▶ Job: The data below holds a line containing "The picture is" and a line containing "W, H = 2373, 1084"; please quote exactly those two lines and every line between them, and nothing else.

— start of Listing —

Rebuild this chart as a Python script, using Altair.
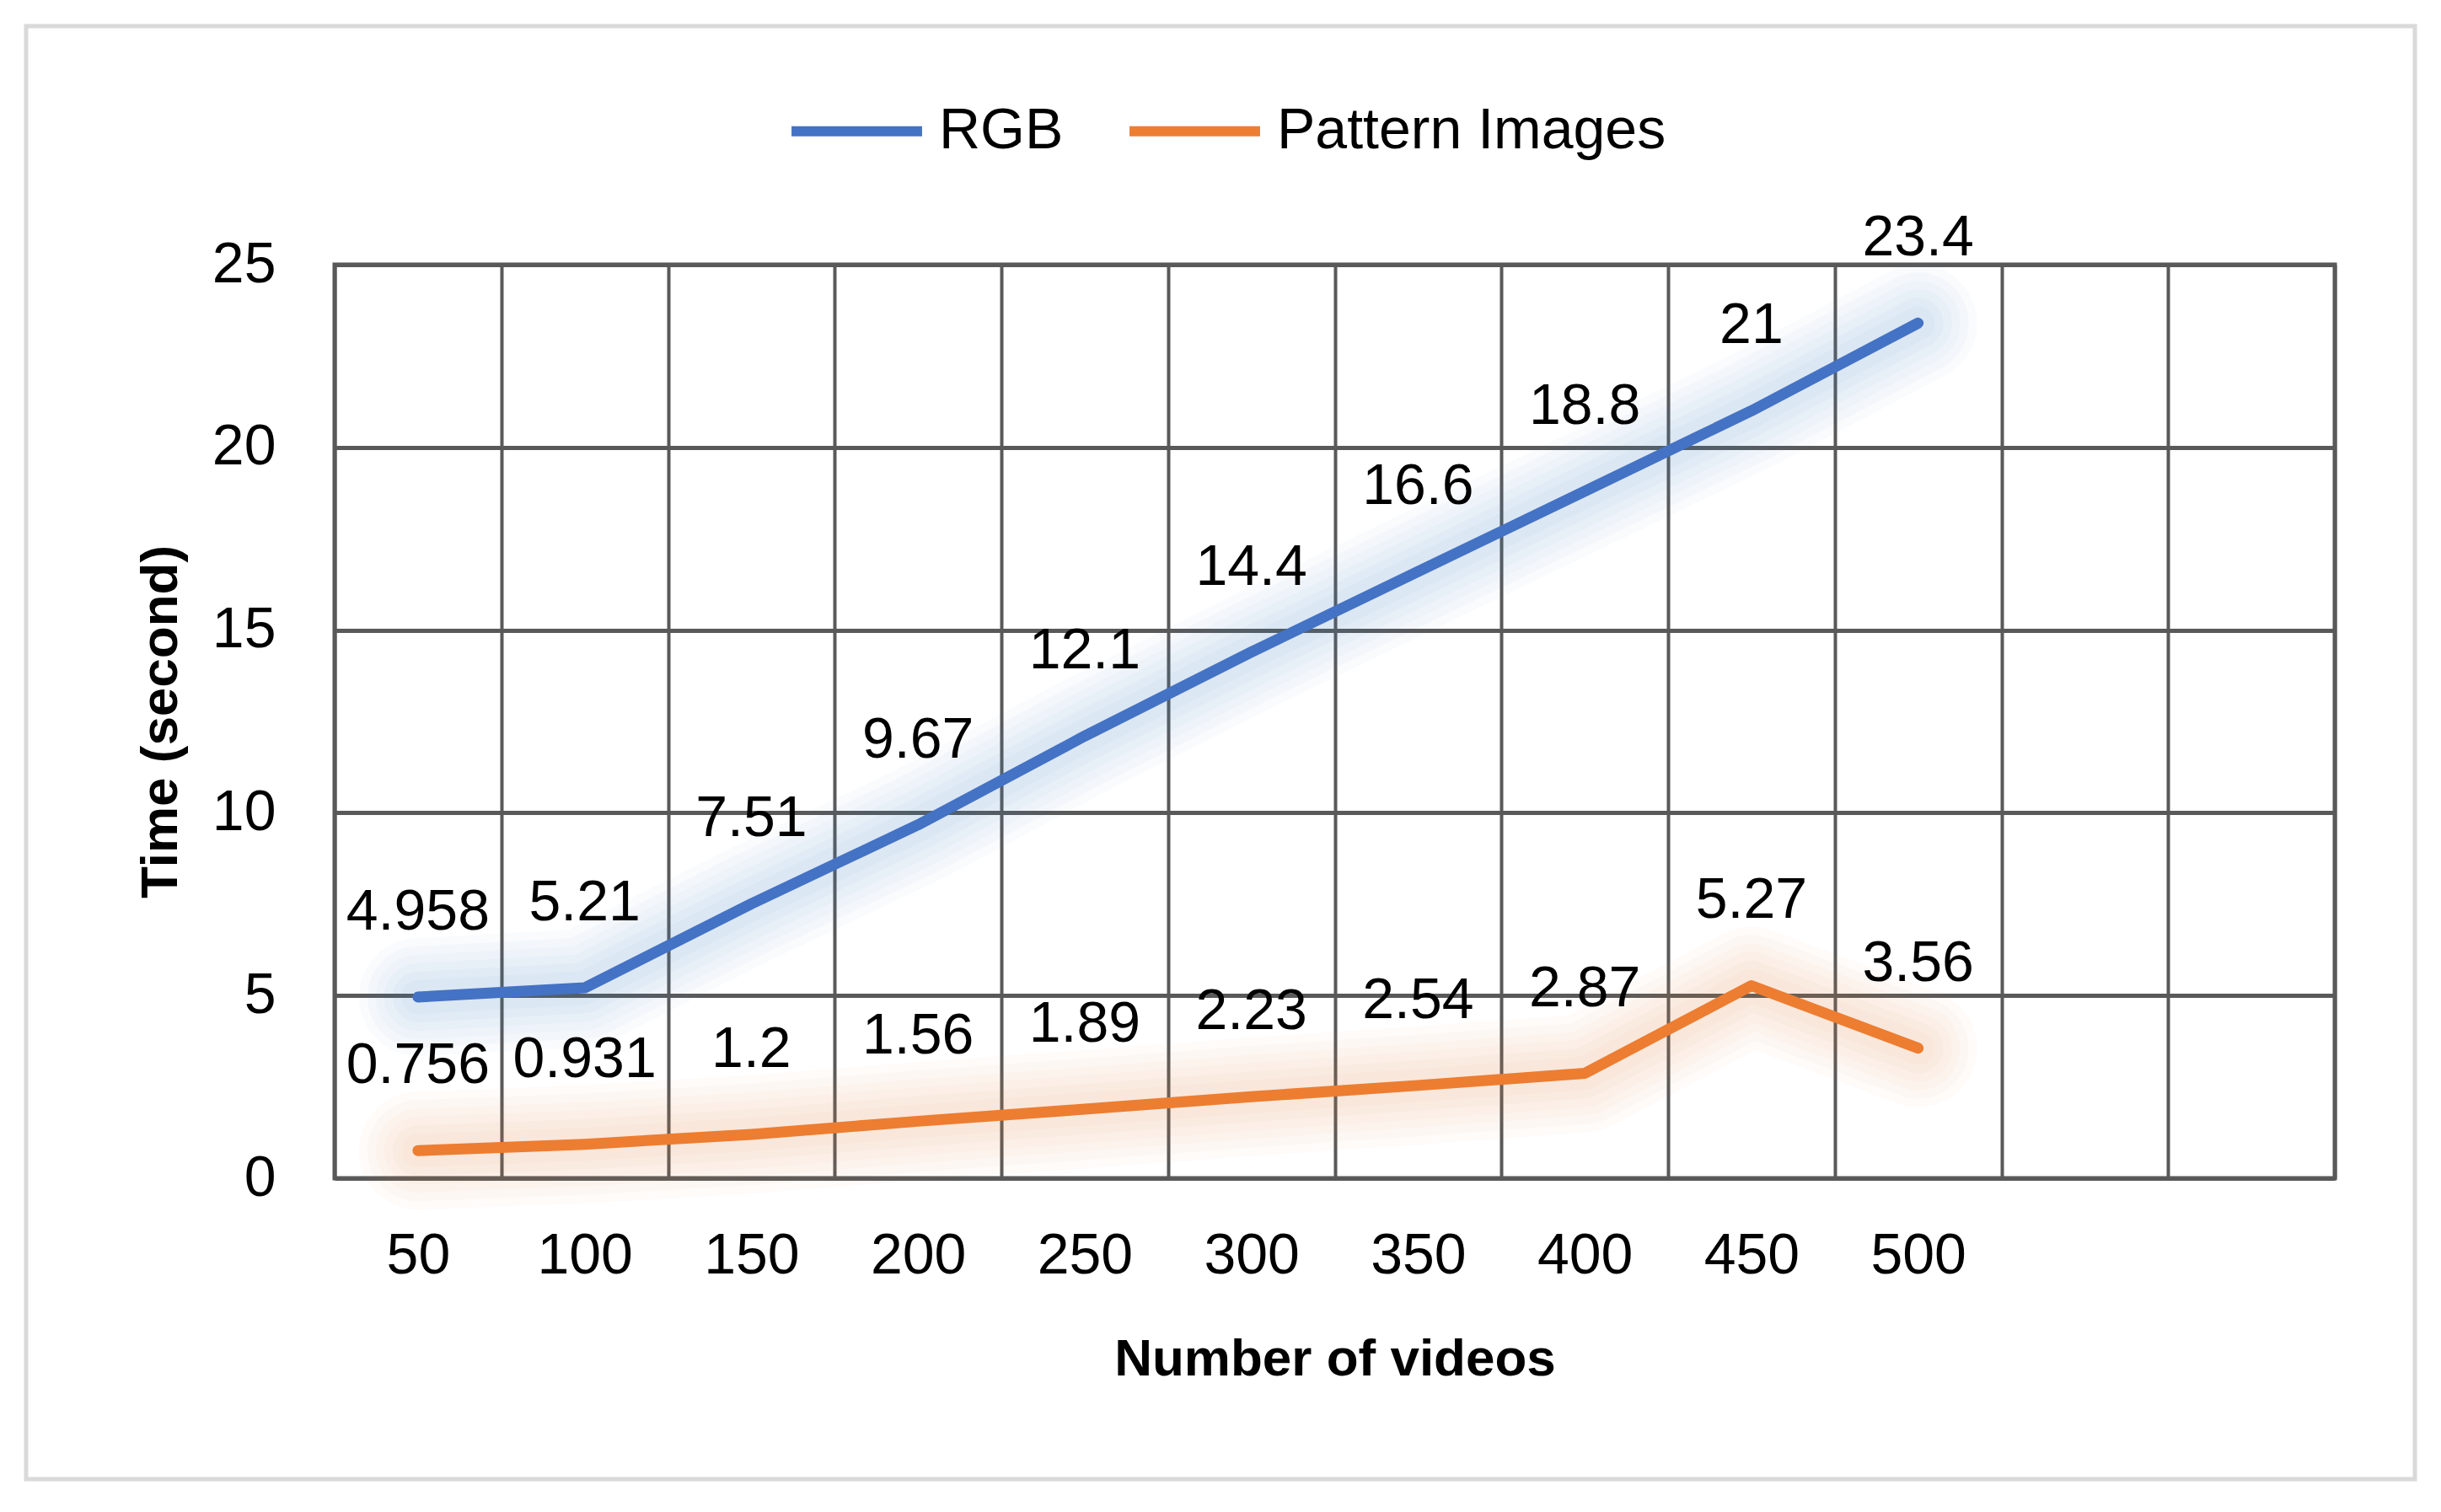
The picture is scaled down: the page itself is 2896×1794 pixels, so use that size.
import altair as alt
import pandas as pd

categories = ["50", "100", "150", "200", "250", "300", "350", "400", "450", "500"]
empty_slots = [" ", "  "]
rgb_values = [4.958, 5.21, 7.51, 9.67, 12.1, 14.4, 16.6, 18.8, 21, 23.4]
pattern_values = [0.756, 0.931, 1.2, 1.56, 1.89, 2.23, 2.54, 2.87, 5.27, 3.56]
series_names = ["RGB", "Pattern Images"]
series_colors = ["#4472C4", "#ED7D31"]
y_ticks = [0, 5, 10, 15, 20, 25]

rows = []
for name, vals in zip(series_names, [rgb_values, pattern_values]):
    for i, (c, v) in enumerate(zip(categories, vals)):
        rows.append({"series": name, "videos": c, "time": v, "order": i})
df = pd.DataFrame(rows)

FONT = "Liberation Sans"
W, H = 2373, 1084

x_enc = alt.X("videos:N", sort=None,
              scale=alt.Scale(domain=categories + empty_slots, paddingInner=0, paddingOuter=0),
              axis=alt.Axis(title="Number of videos", tickBand="extent", labelAngle=0,
                            grid=True,
                            labelFontSize=68, labelPadding=58, ticks=False, domain=False,
                            gridColor="#595959", gridWidth=4, gridOpacity=1,
                            titleFontSize=62, titleFontWeight="bold",
                            titleY=214, titleBaseline="middle"))
y_enc = alt.Y("time:Q", scale=alt.Scale(domain=[0, 25], nice=False),
              axis=alt.Axis(title="Time (second)", values=y_ticks, labelFontSize=68,
                            labelPadding=70, ticks=False, domain=False,
                            gridColor="#595959", gridWidth=5, gridOpacity=1,
                            titleFontSize=62, titleFontWeight="bold",
                            titleX=-207, titleY=H / 2, titleAngle=-90,
                            titleBaseline="middle", titleAlign="center"))
color_scale = alt.Scale(domain=series_names, range=series_colors)

base = alt.Chart(df)

glows = []
for name, col in zip(series_names, series_colors):
    for w in [140, 120, 100, 80, 60, 40]:
        glows.append(base.transform_filter(alt.datum.series == name).mark_line(
            strokeWidth=w, opacity=0.03, strokeCap="round", strokeJoin="round",
            color=col).encode(x=x_enc, y=y_enc, order="order:Q"))

lines = base.mark_line(strokeWidth=13, strokeCap="round", strokeJoin="round").encode(
    x=x_enc, y=y_enc, order="order:Q",
    color=alt.Color("series:N", scale=color_scale, sort=series_names,
                    legend=alt.Legend(title=None, orient="none", direction="horizontal",
                                      legendX=536, legendY=-242, symbolType="stroke",
                                      symbolSize=24000, symbolStrokeWidth=12,
                                      labelFontSize=68, labelOffset=14, labelLimit=0,
                                      columnPadding=54, labelColor="black")))

labels = base.mark_text(fontSize=68, dy=-100, baseline="middle", color="black",
                        font=FONT).encode(
    x=x_enc, y=y_enc, text="time:Q")

frame = alt.Chart(pd.DataFrame({"a": [0]})).mark_rect(
    filled=False, stroke="#d9d9d9", strokeWidth=5).encode(
    x=alt.value(-366), x2=alt.value(2468), y=alt.value(-283), y2=alt.value(1441))

chart = alt.layer(frame, *glows, lines, labels).properties(
    width=W, height=H,
    autosize=alt.AutoSizeParams(type="none"),
    padding={"left": 389, "top": 306, "right": 110, "bottom": 370},
).configure(font=FONT).configure_view(
    stroke="#595959", strokeWidth=5
).configure_axis(labelColor="black", titleColor="black", labelFont=FONT, titleFont=FONT
).configure_legend(labelFont=FONT)

chart.save("out.html", embed_options={"renderer": "svg", "actions": False})
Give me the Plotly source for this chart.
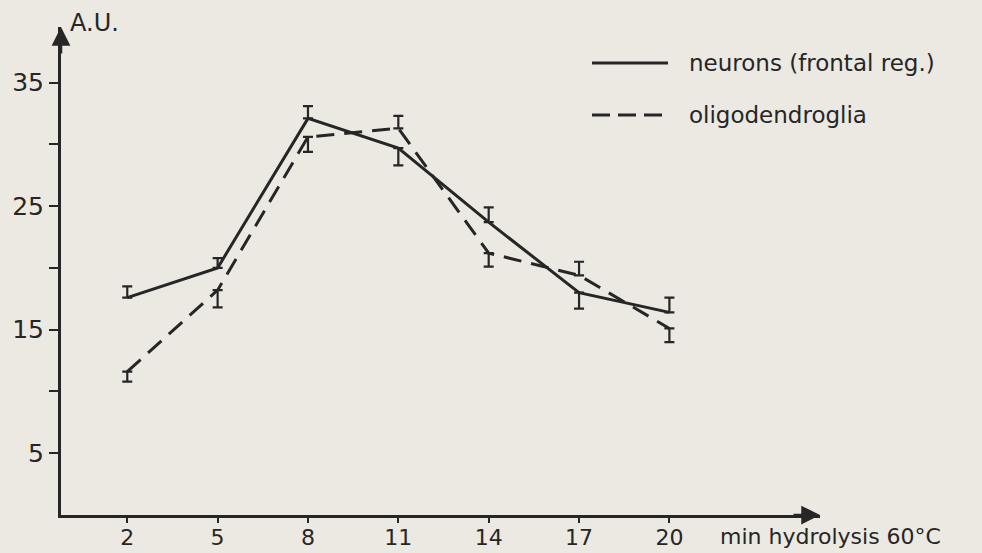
import plotly.graph_objects as go

# data
minutes = [2, 5, 8, 11, 14, 17, 20]
neurons = [17.6, 20.0, 32.1, 29.7, 23.7, 18.0, 16.4]
neurons_err_up = [0.9, 0.8, 1.0, 0.0, 1.2, 0.0, 1.2]
neurons_err_down = [0.0, 0.0, 0.0, 1.4, 0.0, 1.3, 0.0]
oligo = [11.6, 18.2, 30.6, 31.3, 21.2, 19.4, 15.1]
oligo_err_up = [0.0, 0.0, 0.0, 1.0, 0.0, 1.1, 0.0]
oligo_err_down = [0.8, 1.4, 1.2, 0.0, 1.1, 0.0, 1.1]
y_ticks = [5, 10, 15, 20, 25, 30, 35]
y_ticktext = ["5", "", "15", "", "25", "", "35"]
x_ticks = [2, 5, 8, 11, 14, 17, 20]

INK = "#262626"
BG = "#ebe9e2"
FONT = "DejaVu Sans, Verdana, sans-serif"

fig = go.Figure()
fig.add_trace(go.Scatter(
    x=minutes, y=neurons, mode="lines", name="neurons (frontal reg.)",
    line=dict(color=INK, width=3),
    error_y=dict(type="data", symmetric=False, array=neurons_err_up,
                 arrayminus=neurons_err_down, color=INK, thickness=2.2, width=5),
))
fig.add_trace(go.Scatter(
    x=minutes, y=oligo, mode="lines", name="oligodendroglia",
    line=dict(color=INK, width=3, dash="18px,10px"),
    error_y=dict(type="data", symmetric=False, array=oligo_err_up,
                 arrayminus=oligo_err_down, color=INK, thickness=2.2, width=5),
))

# legend drawn by hand (long line samples)
fig.add_shape(type="line", xref="paper", yref="paper", x0=0.6996, x1=0.7997, y0=0.926, y1=0.926,
              line=dict(color=INK, width=3))
fig.add_shape(type="line", xref="paper", yref="paper", x0=0.6996, x1=0.7997, y0=0.8197, y1=0.8197,
              line=dict(color=INK, width=3, dash="18px,8px"))
fig.add_annotation(xref="paper", yref="paper", x=0.8248, y=0.926, text="neurons (frontal reg.)",
                   showarrow=False, xanchor="left", yanchor="middle",
                   font=dict(family=FONT, size=23, color=INK))
fig.add_annotation(xref="paper", yref="paper", x=0.8248, y=0.8197, text="oligodendroglia",
                   showarrow=False, xanchor="left", yanchor="middle",
                   font=dict(family=FONT, size=23, color=INK))

# axis arrows and titles
fig.add_annotation(xref="paper", yref="paper", x=0, y=1.0, ax=0, ay=28,
                   showarrow=True, arrowhead=2, arrowsize=1.5, arrowwidth=2.5, arrowcolor=INK, text="")
fig.add_annotation(xref="paper", yref="paper", x=1.0, y=0, ax=-28, ay=0,
                   showarrow=True, arrowhead=2, arrowsize=1.5, arrowwidth=2.5, arrowcolor=INK, text="")
fig.add_annotation(xref="paper", yref="paper", x=0.0092, y=1.008, text="A.U.", showarrow=False,
                   xanchor="left", yanchor="middle",
                   font=dict(family=FONT, size=24, color=INK))
fig.add_annotation(xref="paper", yref="paper", x=0.8656, y=-0.045, text="min hydrolysis 60°C",
                   showarrow=False, xanchor="left", yanchor="middle",
                   font=dict(family=FONT, size=22, color=INK))

fig.update_layout(
    width=982, height=553,
    margin=dict(l=61, r=162, t=27, b=38),
    paper_bgcolor=BG, plot_bgcolor=BG,
    showlegend=False,
    font=dict(family=FONT, color=INK),
)
fig.update_xaxes(range=[-0.2, 25.0], showgrid=False, zeroline=False, automargin=False,
                 showline=True, linecolor=INK, linewidth=3,
                 tickmode="array", tickvals=x_ticks, ticks="outside", ticklen=5,
                 ticklabelstandoff=-4,
                 tickwidth=2, tickcolor=INK, tickfont=dict(size=22, family=FONT, color=INK))
fig.update_yaxes(range=[0, 39.5], showgrid=False, zeroline=False, automargin=False,
                 showline=True, linecolor=INK, linewidth=3,
                 tickmode="array", tickvals=y_ticks, ticktext=y_ticktext, ticks="outside", ticklen=9,
                 tickwidth=2, tickcolor=INK, tickfont=dict(size=25, family=FONT, color=INK))

fig.write_html("out.html", config={"displayModeBar": False},
               post_script="document.body.style.margin='0';document.body.style.overflow='hidden';"
                           "document.body.style.background='" + BG + "';")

— end of Listing —

▶ Solution for this task:
The picture is scaled down: the page itself is 2896×1794 pixels, so use that size.
import altair as alt
import pandas as pd

categories = ["50", "100", "150", "200", "250", "300", "350", "400", "450", "500"]
empty_slots = [" ", "  "]
rgb_values = [4.958, 5.21, 7.51, 9.67, 12.1, 14.4, 16.6, 18.8, 21, 23.4]
pattern_values = [0.756, 0.931, 1.2, 1.56, 1.89, 2.23, 2.54, 2.87, 5.27, 3.56]
series_names = ["RGB", "Pattern Images"]
series_colors = ["#4472C4", "#ED7D31"]
y_ticks = [0, 5, 10, 15, 20, 25]

rows = []
for name, vals in zip(series_names, [rgb_values, pattern_values]):
    for i, (c, v) in enumerate(zip(categories, vals)):
        rows.append({"series": name, "videos": c, "time": v, "order": i})
df = pd.DataFrame(rows)

FONT = "Liberation Sans"
W, H = 2373, 1084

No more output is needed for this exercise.